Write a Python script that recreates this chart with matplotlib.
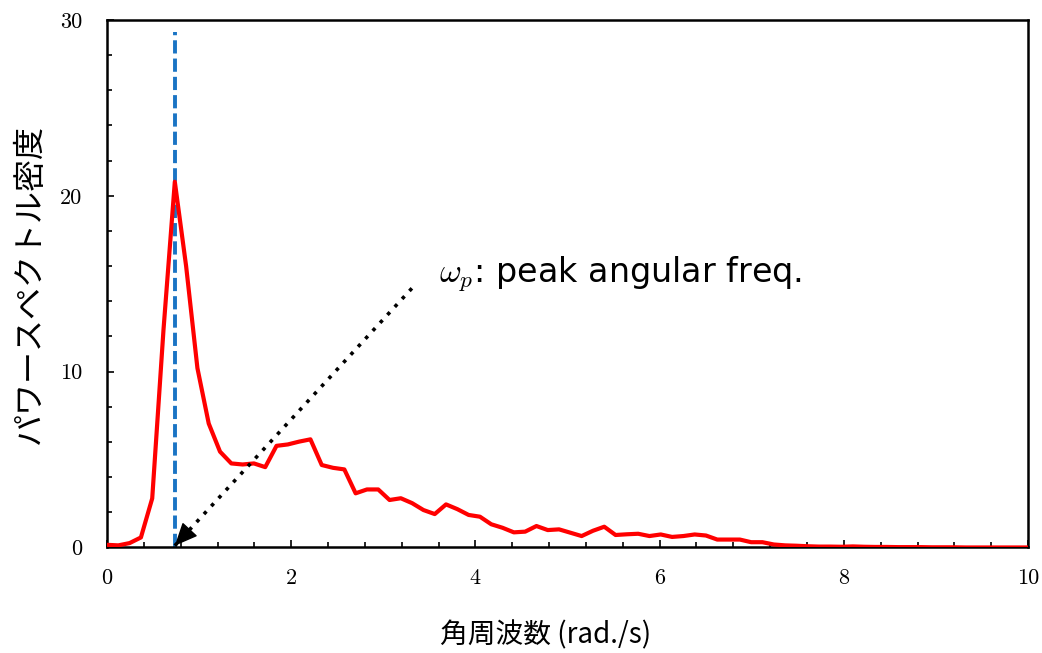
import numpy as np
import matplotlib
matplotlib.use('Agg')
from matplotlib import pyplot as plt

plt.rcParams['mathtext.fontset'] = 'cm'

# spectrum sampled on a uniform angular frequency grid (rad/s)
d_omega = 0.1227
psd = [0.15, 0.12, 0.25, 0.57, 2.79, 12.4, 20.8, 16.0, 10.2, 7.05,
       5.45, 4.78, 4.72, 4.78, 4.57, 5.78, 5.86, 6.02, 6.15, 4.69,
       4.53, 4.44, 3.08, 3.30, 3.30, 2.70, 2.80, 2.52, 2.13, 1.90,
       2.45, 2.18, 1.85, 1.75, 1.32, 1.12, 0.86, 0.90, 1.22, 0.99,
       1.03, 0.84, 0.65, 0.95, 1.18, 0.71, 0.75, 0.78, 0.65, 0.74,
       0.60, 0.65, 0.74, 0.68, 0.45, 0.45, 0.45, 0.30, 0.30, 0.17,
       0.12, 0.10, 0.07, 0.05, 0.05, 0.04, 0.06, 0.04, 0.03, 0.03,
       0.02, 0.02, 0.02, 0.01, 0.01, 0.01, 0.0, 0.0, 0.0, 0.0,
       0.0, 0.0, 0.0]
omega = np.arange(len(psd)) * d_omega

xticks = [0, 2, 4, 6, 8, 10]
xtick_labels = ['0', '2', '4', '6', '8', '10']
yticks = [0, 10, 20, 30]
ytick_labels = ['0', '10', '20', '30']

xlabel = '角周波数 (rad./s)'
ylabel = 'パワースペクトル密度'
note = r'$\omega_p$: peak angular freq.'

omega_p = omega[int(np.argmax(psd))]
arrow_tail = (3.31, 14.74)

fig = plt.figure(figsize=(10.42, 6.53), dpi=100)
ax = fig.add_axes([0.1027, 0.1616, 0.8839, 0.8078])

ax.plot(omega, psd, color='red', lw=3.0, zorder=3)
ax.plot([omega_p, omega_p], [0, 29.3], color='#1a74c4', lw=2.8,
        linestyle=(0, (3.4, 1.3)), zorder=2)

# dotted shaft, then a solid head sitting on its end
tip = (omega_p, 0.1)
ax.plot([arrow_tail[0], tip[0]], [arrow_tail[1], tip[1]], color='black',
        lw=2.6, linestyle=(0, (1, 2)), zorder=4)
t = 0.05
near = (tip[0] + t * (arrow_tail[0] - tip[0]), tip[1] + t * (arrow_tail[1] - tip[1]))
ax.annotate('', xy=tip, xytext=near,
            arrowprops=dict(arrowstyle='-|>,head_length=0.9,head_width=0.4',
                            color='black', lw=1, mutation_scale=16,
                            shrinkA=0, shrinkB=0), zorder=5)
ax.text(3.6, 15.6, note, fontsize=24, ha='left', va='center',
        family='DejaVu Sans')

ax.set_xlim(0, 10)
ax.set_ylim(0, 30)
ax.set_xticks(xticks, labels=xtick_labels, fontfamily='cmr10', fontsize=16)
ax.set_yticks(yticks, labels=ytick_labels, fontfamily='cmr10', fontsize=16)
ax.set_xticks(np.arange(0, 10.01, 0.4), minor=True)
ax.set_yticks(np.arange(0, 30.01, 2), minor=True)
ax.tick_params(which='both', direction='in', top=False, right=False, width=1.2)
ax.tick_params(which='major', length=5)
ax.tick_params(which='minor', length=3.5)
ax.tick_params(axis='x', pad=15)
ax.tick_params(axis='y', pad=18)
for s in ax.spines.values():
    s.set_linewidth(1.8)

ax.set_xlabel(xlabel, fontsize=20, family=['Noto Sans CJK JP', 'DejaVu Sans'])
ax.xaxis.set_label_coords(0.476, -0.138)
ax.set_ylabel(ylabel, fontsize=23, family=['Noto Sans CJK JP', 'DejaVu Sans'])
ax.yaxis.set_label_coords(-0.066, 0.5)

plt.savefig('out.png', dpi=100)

...

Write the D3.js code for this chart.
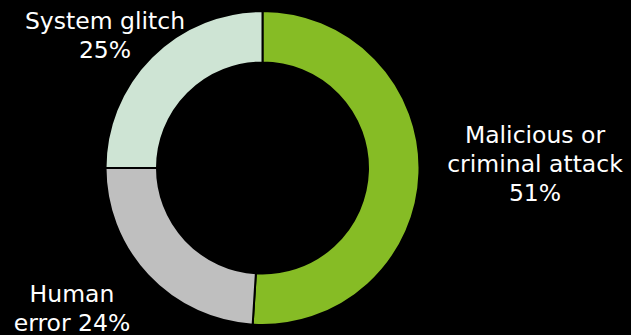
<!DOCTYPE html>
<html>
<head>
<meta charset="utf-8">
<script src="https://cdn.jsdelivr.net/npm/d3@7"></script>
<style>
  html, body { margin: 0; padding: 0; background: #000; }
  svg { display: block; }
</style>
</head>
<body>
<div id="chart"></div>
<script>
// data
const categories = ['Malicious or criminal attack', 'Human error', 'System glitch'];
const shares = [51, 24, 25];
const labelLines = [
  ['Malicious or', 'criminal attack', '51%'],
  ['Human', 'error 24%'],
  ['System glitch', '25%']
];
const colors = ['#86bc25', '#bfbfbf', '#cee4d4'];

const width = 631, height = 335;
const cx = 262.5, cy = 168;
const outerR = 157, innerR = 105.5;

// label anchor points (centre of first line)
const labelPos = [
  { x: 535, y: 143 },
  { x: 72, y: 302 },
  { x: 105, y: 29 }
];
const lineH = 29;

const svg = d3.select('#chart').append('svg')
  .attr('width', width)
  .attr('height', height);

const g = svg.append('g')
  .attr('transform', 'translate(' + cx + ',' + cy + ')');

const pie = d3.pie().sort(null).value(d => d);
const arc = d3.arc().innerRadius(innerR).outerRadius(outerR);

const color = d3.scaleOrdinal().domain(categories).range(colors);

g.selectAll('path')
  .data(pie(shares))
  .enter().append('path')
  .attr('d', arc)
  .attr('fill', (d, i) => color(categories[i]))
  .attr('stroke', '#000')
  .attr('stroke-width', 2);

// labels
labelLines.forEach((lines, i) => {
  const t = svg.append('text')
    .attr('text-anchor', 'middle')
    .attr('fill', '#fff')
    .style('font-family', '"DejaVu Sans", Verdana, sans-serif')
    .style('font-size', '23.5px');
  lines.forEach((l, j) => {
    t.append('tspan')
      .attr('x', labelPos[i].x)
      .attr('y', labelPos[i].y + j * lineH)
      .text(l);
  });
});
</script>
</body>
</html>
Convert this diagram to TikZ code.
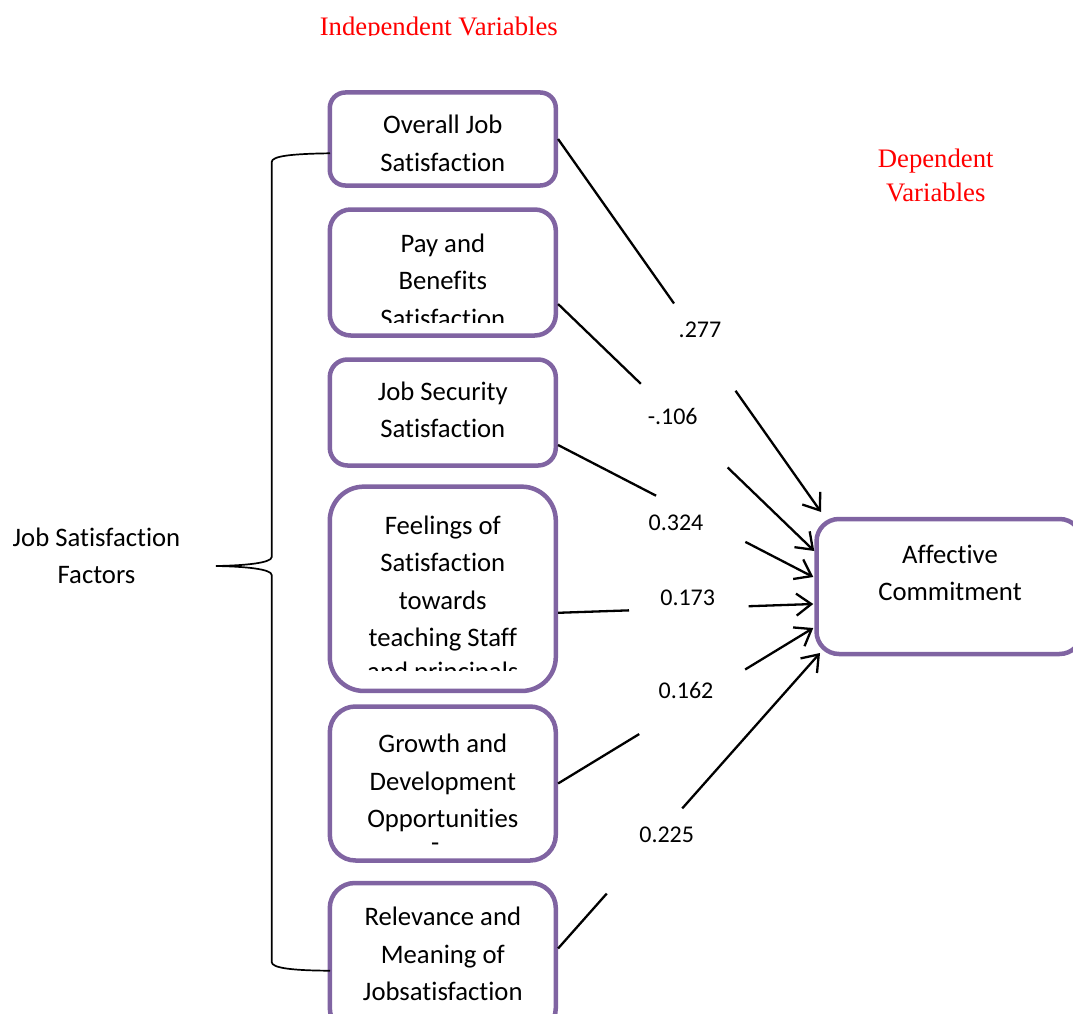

...

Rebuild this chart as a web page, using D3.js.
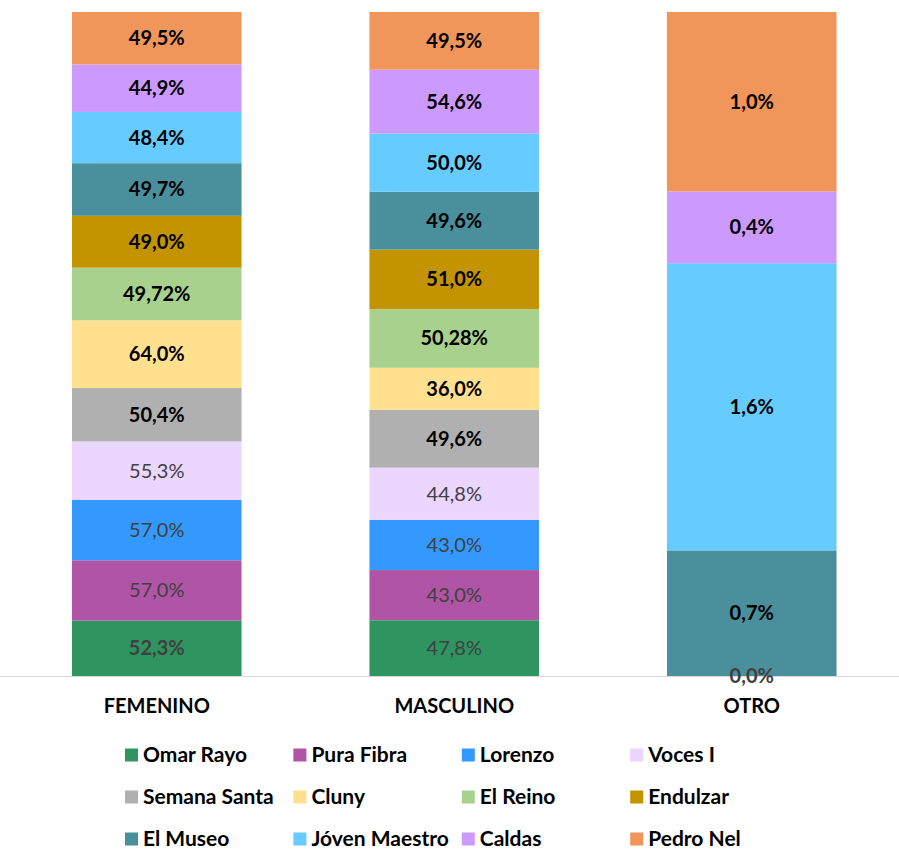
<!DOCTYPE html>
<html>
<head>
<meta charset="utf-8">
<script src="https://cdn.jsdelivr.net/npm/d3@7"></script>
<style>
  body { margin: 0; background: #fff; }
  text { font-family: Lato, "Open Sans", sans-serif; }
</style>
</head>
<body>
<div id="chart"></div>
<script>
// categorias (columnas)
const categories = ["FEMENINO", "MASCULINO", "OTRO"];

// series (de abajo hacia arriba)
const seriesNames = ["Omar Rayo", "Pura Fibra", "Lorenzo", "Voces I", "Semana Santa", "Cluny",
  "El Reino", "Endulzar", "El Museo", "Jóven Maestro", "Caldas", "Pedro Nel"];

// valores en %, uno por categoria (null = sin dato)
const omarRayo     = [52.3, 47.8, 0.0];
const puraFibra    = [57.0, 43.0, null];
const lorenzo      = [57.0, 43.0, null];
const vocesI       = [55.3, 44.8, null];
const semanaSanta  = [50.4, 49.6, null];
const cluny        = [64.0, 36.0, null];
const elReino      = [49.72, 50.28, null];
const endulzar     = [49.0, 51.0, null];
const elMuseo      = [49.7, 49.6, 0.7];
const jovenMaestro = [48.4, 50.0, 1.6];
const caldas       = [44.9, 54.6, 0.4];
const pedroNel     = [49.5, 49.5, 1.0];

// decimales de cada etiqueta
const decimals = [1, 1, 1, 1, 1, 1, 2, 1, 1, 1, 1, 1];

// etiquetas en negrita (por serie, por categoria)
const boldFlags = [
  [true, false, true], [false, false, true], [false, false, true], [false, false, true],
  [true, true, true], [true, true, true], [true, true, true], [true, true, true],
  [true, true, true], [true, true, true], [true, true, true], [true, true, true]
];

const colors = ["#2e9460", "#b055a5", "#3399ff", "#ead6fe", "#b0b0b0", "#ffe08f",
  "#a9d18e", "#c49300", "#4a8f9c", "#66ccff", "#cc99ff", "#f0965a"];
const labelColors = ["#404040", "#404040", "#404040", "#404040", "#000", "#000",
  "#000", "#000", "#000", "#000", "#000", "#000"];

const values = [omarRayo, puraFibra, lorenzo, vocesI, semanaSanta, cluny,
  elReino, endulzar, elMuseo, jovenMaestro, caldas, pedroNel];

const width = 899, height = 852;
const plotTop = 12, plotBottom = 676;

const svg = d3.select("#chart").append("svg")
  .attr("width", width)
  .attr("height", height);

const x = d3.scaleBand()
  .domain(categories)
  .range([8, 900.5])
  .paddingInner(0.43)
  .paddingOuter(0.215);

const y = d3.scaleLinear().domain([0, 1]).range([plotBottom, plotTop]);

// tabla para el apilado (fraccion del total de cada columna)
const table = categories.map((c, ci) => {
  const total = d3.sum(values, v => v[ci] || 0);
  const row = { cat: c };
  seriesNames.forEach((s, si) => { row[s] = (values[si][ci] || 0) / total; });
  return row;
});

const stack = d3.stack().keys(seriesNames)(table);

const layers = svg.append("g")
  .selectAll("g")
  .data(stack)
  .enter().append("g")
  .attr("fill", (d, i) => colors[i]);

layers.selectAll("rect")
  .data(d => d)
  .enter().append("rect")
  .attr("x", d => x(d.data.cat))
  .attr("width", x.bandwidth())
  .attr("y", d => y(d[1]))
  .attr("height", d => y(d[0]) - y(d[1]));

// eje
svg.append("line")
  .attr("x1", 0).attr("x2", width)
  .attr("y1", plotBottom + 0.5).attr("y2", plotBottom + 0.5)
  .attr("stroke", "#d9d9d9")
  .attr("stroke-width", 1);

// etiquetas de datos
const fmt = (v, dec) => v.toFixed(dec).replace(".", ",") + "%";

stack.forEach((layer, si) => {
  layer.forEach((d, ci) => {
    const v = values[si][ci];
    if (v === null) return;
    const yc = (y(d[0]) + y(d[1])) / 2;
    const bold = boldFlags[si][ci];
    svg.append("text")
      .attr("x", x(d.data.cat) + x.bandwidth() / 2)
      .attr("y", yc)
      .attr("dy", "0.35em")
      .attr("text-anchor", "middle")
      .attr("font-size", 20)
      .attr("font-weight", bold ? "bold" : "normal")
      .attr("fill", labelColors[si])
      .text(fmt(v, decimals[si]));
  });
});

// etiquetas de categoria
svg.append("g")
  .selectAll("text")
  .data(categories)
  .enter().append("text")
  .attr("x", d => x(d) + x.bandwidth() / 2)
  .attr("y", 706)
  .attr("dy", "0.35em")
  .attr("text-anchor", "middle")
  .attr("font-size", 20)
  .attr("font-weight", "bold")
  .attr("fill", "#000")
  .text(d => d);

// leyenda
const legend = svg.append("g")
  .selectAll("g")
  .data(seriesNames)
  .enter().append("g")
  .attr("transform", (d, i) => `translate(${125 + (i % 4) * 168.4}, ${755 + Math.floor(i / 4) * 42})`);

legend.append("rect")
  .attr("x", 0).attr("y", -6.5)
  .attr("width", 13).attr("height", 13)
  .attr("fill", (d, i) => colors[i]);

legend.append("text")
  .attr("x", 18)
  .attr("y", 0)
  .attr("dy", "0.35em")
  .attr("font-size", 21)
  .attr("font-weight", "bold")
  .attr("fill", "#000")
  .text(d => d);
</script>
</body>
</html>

> _INSTRUCTIONS FOR THE TASK_
Above are records; repeat only the lines from the line with "Write the D3.js code for this chart." through the line with "Convert this diagram to TikZ code.", and leave pictures out.

> _OUTPUT OF THE TASK_
Write the D3.js code for this chart.
<!DOCTYPE html>
<html>
<head>
<meta charset="utf-8">
<script src="https://cdn.jsdelivr.net/npm/d3@7"></script>
<style>
  html, body { margin: 0; padding: 0; background: #000; }
  svg { display: block; }
</style>
</head>
<body>
<div id="chart"></div>
<script>
// data
const categories = ['Malicious or criminal attack', 'Human error', 'System glitch'];
const shares = [51, 24, 25];
const labelLines = [
  ['Malicious or', 'criminal attack', '51%'],
  ['Human', 'error 24%'],
  ['System glitch', '25%']
];
const colors = ['#86bc25', '#bfbfbf', '#cee4d4'];

const width = 631, height = 335;
const cx = 262.5, cy = 168;
const outerR = 157, innerR = 105.5;

// label anchor points (centre of first line)
const labelPos = [
  { x: 535, y: 143 },
  { x: 72, y: 302 },
  { x: 105, y: 29 }
];
const lineH = 29;

const svg = d3.select('#chart').append('svg')
  .attr('width', width)
  .attr('height', height);

const g = svg.append('g')
  .attr('transform', 'translate(' + cx + ',' + cy + ')');

const pie = d3.pie().sort(null).value(d => d);
const arc = d3.arc().innerRadius(innerR).outerRadius(outerR);

const color = d3.scaleOrdinal().domain(categories).range(colors);

g.selectAll('path')
  .data(pie(shares))
  .enter().append('path')
  .attr('d', arc)
  .attr('fill', (d, i) => color(categories[i]))
  .attr('stroke', '#000')
  .attr('stroke-width', 2);

// labels
labelLines.forEach((lines, i) => {
  const t = svg.append('text')
    .attr('text-anchor', 'middle')
    .attr('fill', '#fff')
    .style('font-family', '"DejaVu Sans", Verdana, sans-serif')
    .style('font-size', '23.5px');
  lines.forEach((l, j) => {
    t.append('tspan')
      .attr('x', labelPos[i].x)
      .attr('y', labelPos[i].y + j * lineH)
      .text(l);
  });
});
</script>
</body>
</html>
Convert this diagram to TikZ code.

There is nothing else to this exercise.